The galleries themselves vary wildly:
- The "Classical" galleries: These are the ones with the square shapes. They house the permanent collection and works that need a stable, quiet environment.
- The "Irregular" galleries: These are the ones that make the Guggenheim Museum Bilbao interior famous. High ceilings, tilted walls, and weird angles.
- The Interstitial spaces: These are the "in-between" spots. The stairwells, the balconies, the nooks. Honestly, some of the best views of the art are from the stairs.
Looking at Jeff Koons' Tulips from the balcony inside is a completely different experience than seeing them from the terrace. You see the scale differently. You see the reflection of the limestone in the stainless steel.

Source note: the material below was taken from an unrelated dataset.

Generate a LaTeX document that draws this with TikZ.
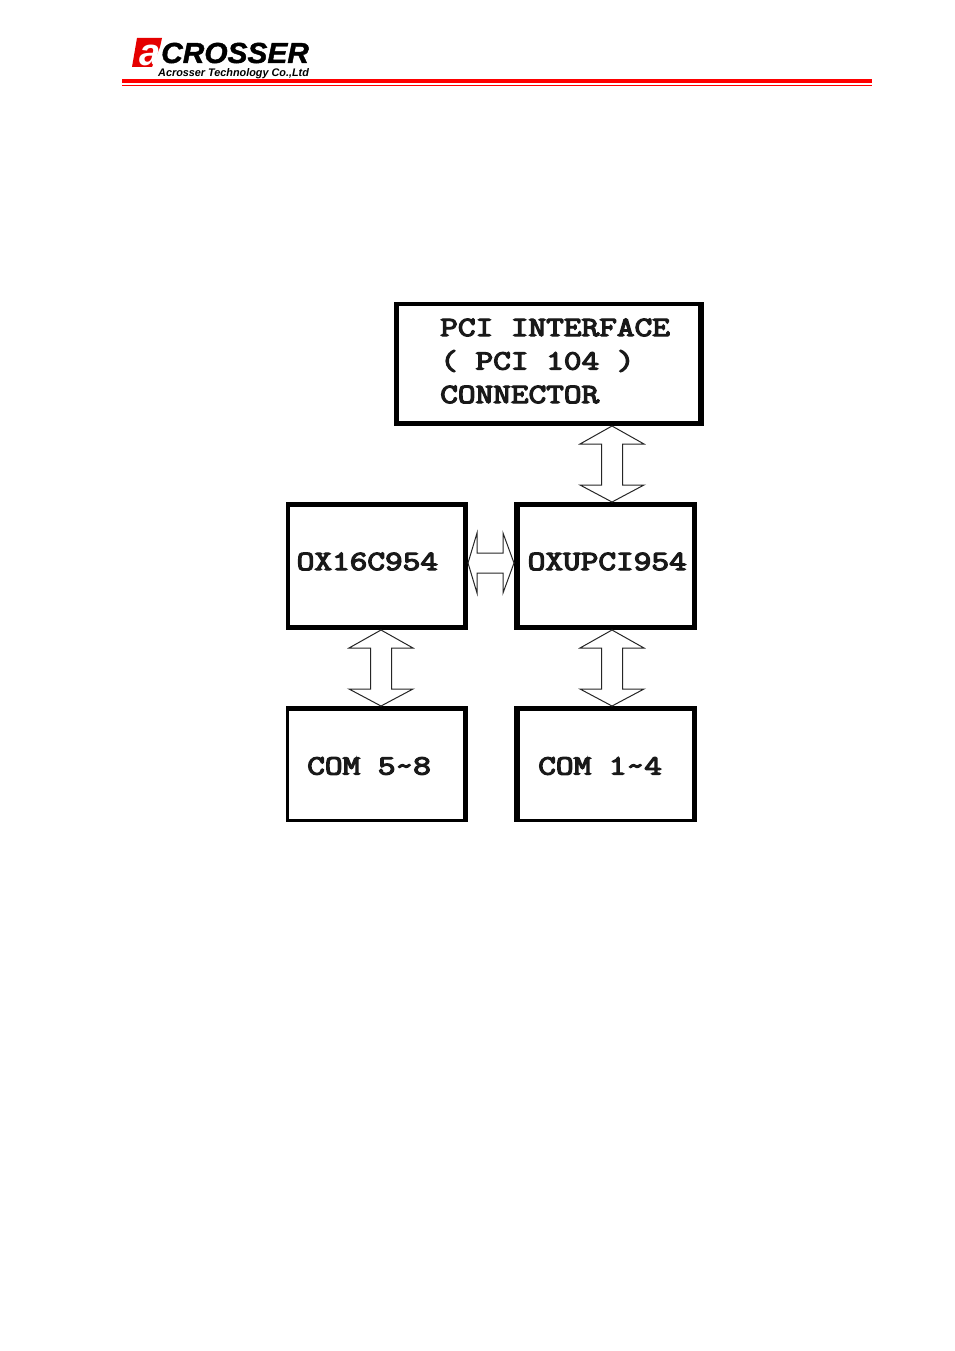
\documentclass[tikz,border=0pt]{standalone}
\usepackage{fontspec}
\setsansfont{Liberation Sans}
\newfontfamily\boxfont[FakeBold=4]{Latin Modern Mono}
\usetikzlibrary{calc}
\tikzset{
  framebox/.style n args={6}{minimum width=#1pt,minimum height=#2pt,inner sep=0pt,outer sep=0pt,fill=black,
    path picture={\fill[white] ($(path picture bounding box.south west)+(#3,-#6)$) rectangle ($(path picture bounding box.north east)+(-#5,#4)$);}},
  boxtext/.style={font=\boxfont\fontsize{28}{33.5}\selectfont,anchor=west,xscale=1.225,transform shape,inner sep=0pt,align=left,text=black!90},
  varrow/.style={draw=black!85,line width=1pt,fill=white,
    to path={let \p1=(\tikztostart),\p2=(\tikztotarget) in
      -- ({\x1+32pt},{\y1-18pt}) -- ({\x1+10.5pt},{\y1-18pt}) -- ({\x1+10.5pt},{\y2+17pt}) -- ({\x1+32pt},{\y2+17pt})
      -- (\x2,\y2) -- ({\x1-32pt},{\y2+17pt}) -- ({\x1-10.5pt},{\y2+17pt}) -- ({\x1-10.5pt},{\y1-18pt}) -- ({\x1-32pt},{\y1-18pt}) -- cycle}},
  harrow/.style={draw=black!85,line width=1pt,fill=white,
    to path={let \p1=(\tikztostart),\p2=(\tikztotarget) in
      -- ({\x1+9pt},{\y1+30pt}) -- ({\x1+9pt},{\y1+10pt}) -- ({\x2-11pt},{\y1+10pt}) -- ({\x2-11pt},{\y1+30pt})
      -- (\x2,\y2) -- ({\x2-11pt},{\y1-30pt}) -- ({\x2-11pt},{\y1-10pt}) -- ({\x1+9pt},{\y1-10pt}) -- ({\x1+9pt},{\y1-30pt}) -- cycle}},
  logoA/.style={font=\sffamily\bfseries\itshape\fontsize{29}{29}\selectfont\addfontfeature{FakeBold=1.5},inner sep=0pt,anchor=base west,text depth=0pt},
  logoB/.style={font=\sffamily\bfseries\itshape\fontsize{11}{11}\selectfont,inner sep=0pt,anchor=base west,text height=7.5pt,xscale=0.985,transform shape}
}
\begin{document}
\begin{tikzpicture}[x=1pt,y=-1pt]
\useasboundingbox[fill=white] (0,0) rectangle (954,1351);
% header
\fill[red] (122,79.5) rectangle (872,83.5);
\fill[red] (122,85) rectangle (872,86);
\fill[red!90!black] (137,38) -- (162,38) -- (160,47) -- (152,67) -- (132,67) -- cycle;
\node[font=\sffamily\bfseries\itshape\fontsize{38}{38}\selectfont,text=white,inner sep=0pt,anchor=base] (logoa) at (150,66) {a};
\node[logoA,xscale=1.03,transform shape] (logoname) at (161,63) {CROSSER};
\node[logoB] (logosub) at (158,76.5) {Acrosser Technology Co.,Ltd};
% boxes
\node[framebox={310}{124}{5}{4}{6}{5}] (pci) at (549,364) {};
\node[framebox={182}{128}{4}{5}{5}{5}] (ox16) at (377,566) {};
\node[framebox={183}{128}{6}{5}{5}{5}] (oxu) at (605.5,566) {};
\node[framebox={182}{116}{3}{5}{5}{3}] (com58) at (377,764) {};
\node[framebox={183}{116}{6}{5}{5}{3}] (com14) at (605.5,764) {};
% text
\node[boxtext] (pcitext) at (440,361) {PCI INTERFACE\\( PCI 104 )\\CONNECTOR};
\node[boxtext] (ox16text) at (296.5,561.5) {OX16C954};
\node[boxtext] (oxutext) at (527.5,561.5) {OXUPCI954};
\node[boxtext] (com58text) at (307,766) {COM 5\textasciitilde 8};
\node[boxtext] (com14text) at (538,766) {COM 1\textasciitilde 4};
% connectors
\coordinate (p1) at ($(pci.south)+(63,0)$);
\coordinate (p2) at ($(oxu.north)+(6.5,0)$);
\coordinate (q1) at ($(ox16.south)+(4,0)$);
\coordinate (q2) at ($(com58.north)+(4,0)$);
\coordinate (r1) at ($(oxu.south)+(6.5,0)$);
\coordinate (r2) at ($(com14.north)+(6.5,0)$);
\coordinate (s1) at ($(ox16.east)+(0,-3)$);
\coordinate (s2) at ($(oxu.west)+(0,-3)$);
\path[varrow] (p1) to (p2);
\path[varrow] (q1) to (q2);
\path[varrow] (r1) to (r2);
\path[harrow] (s1) to (s2);
\end{tikzpicture}
\end{document}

The Practical Realities of Designing a Masterpiece
Gehry faced a lot of flak. Critics thought the building would overshadow the art. To be fair, sometimes it does. If you’re looking at a small, delicate drawing on a wall that’s 20 feet high, the drawing loses.
But for large-scale installations? Nothing beats this. The interior was built to handle the "unhandleable." It was a gamble by the Basque government and the Solomon R. Guggenheim Foundation. They wanted a "Bilbao Effect"—a way to turn a dying industrial port city into a cultural titan. It worked. But it only worked because the interior feels authentic to the city's maritime and industrial roots. The elevators look like something out of a futuristic shipyard. The metal finishes feel like a nod to the steel mills that used to line the Nervión River.

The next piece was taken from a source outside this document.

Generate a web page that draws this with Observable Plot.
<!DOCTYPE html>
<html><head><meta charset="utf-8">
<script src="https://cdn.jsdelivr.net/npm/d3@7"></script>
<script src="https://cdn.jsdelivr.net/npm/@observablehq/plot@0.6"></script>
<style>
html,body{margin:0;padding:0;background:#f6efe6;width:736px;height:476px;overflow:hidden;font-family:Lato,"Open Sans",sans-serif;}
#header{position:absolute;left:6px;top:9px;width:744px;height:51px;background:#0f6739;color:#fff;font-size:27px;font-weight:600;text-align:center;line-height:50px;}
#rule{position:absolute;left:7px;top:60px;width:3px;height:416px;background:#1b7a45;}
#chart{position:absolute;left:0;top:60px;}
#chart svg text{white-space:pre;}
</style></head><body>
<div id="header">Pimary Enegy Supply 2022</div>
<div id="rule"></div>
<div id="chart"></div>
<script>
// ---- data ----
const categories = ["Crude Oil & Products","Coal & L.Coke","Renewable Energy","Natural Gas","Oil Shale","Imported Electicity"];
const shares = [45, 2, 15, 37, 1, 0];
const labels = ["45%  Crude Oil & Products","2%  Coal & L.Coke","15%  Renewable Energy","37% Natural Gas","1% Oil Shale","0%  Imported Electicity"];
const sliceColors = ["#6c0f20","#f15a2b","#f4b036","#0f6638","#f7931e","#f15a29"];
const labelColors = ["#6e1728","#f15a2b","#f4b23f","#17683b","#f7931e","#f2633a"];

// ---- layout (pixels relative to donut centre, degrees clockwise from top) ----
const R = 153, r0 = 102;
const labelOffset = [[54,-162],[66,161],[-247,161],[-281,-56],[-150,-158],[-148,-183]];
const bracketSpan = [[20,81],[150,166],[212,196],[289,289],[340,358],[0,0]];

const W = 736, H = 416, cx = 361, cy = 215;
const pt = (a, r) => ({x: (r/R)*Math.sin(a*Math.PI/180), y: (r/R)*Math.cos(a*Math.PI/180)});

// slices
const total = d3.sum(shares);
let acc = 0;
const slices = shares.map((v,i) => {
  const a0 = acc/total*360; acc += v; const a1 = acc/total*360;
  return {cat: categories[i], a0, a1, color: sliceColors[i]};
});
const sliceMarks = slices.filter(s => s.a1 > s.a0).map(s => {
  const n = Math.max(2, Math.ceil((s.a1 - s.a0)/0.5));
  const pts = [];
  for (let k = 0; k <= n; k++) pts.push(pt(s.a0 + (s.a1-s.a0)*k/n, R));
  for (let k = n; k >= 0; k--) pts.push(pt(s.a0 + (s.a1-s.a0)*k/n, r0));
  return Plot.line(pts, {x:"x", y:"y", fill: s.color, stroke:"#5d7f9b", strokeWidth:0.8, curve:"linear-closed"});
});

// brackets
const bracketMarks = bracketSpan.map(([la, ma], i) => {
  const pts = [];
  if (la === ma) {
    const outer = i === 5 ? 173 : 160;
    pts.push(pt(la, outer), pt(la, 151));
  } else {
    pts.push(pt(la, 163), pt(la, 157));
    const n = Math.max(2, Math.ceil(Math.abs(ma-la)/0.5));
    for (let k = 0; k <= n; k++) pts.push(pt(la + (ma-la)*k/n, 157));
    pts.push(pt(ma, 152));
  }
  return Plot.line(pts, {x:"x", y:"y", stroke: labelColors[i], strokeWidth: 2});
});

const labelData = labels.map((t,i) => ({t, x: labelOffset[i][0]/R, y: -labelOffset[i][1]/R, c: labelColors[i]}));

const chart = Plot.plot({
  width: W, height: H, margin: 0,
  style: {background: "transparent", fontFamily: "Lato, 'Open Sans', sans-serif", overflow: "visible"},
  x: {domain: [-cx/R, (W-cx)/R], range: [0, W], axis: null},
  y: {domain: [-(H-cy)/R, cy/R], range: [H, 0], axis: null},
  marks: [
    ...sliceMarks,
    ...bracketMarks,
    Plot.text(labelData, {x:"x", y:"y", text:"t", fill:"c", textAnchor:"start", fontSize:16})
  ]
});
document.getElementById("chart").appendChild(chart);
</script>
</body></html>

Things You Might Miss If You Don't Look Up
Don't just stare at the art on the walls. Look at the junctions. Look at where the glass meets the stone.
There’s a specific spot on the third floor where you can look down into the Atrium and see the "water garden" through the glass walls. It blurs the line between the Guggenheim Museum Bilbao interior and the outside world. It’s a trick of transparency. Gehry wanted the river to feel like it was flowing into the building.
Also, pay attention to the acoustics. Despite the hard surfaces—stone, glass, steel—the museum isn't as loud as you'd think. The sheer volume of the space swallows sound. It creates this weird, hushed atmosphere that makes you want to whisper, even when you aren't in a "quiet zone."
Actionable Tips for Your Visit
If you're actually planning to head there, don't just wing it. You'll miss the best parts.
- Start at the top. Take the elevators straight to the third floor. It’s easier to work your way down and get a bird's-eye view of the Atrium layout before you get lost in the weeds.
- Find the "secret" balconies. There are several small outdoor terraces accessible from the interior galleries. Most people walk right past the heavy glass doors. Go out there. The view of the Puppy (the giant flower dog by Koons) from the upper levels is spectacular.
- Visit the Serra installation last. It’s physically exhausting to walk through those steel coils. Do the light, airy galleries first, then go down to the "belly" of the museum for the heavy stuff.
- Check the light at sunset. If the museum is open late, the way the light hits the limestone inside during the "golden hour" is worth the price of admission alone.
- Download the app beforehand. The physical signage inside is intentionally minimal. If you want to know what you’re looking at without squinting at a tiny wall plaque, use your own headphones and the official guide.
The Guggenheim Museum Bilbao interior isn't just a place to look at paintings. It’s an argument. It’s an argument that a building can be just as expressive, temperamental, and complex as the art it holds. It’s messy and confusing, but that’s exactly why it’s one of the few pieces of modern architecture that actually lives up to the hype.